David Hockney, CH, RA, (born 9 July 1937) is an English painter, draughtsman, printmaker, stage designer and photographer, who is based in Bridlington, Yorkshire, although he also maintains a base in London. An important contributor to the Pop art movement of the 1960s, he is considered one of the most influential British artists of the twentieth century.
David Hockney has also worked with photography, or, more precisely, photocollage. Using varying numbers of small Polaroid snaps or photolab-prints of a single subject Hockney arranged a patchwork to make a composite image. One of his first photomontages was of his mother. Because these photographs are taken from different perspectives and at slightly different times, the result is work that has an affinity with Cubism, which was one of Hockney's major aims—discussing the way human vision works. Some of these pieces are landscapes such as Pearblossom Highway #2, others being portraits, e.g. Kasmin 1982,and My Mother, Bolton Abbey, 1982.

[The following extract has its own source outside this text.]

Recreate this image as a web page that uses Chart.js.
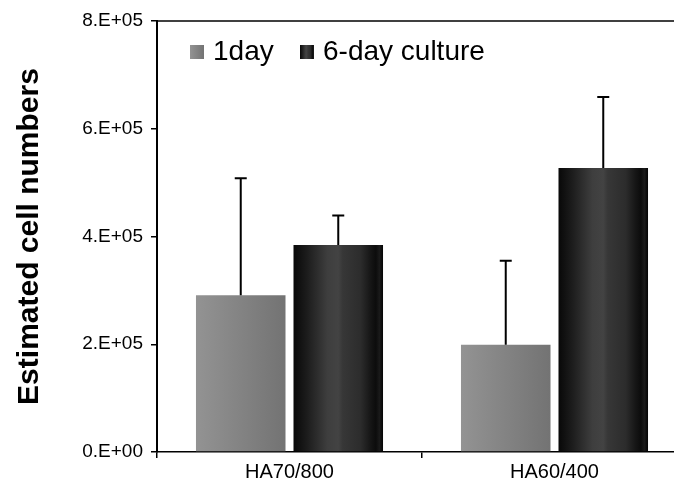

Hockney created these photomontage works mostly between 1970 and 1986. He referred to them as "joiners". He began this style of art by taking Polaroid photographs of one subject and arranging them into a grid layout. The subject would actually move while being photographed so that the piece would show the movements of the subject seen from the photographer's perspective. In later works Hockney changed his technique and moved the camera around the subject instead.
Hockney's creation of the "joiners" occurred accidentally. He noticed in the late sixties that photographers were using cameras with wide-angle lenses to take pictures. He did not like such photographs because they always came out somewhat distorted. He was working on a painting of a living room and terrace in Los Angeles. He took Polaroid shots of the living room and glued them together, not intending for them to be a composition on their own. Upon looking at the final composition, he realized it created a narrative, as if the viewer was moving through the room. He began to work more and more with photography after this discovery and even stopped painting for a period of time to exclusively pursue this new style of photography. Frustrated with the limitations of photography and its 'one eyed' approach, he later returned to painting.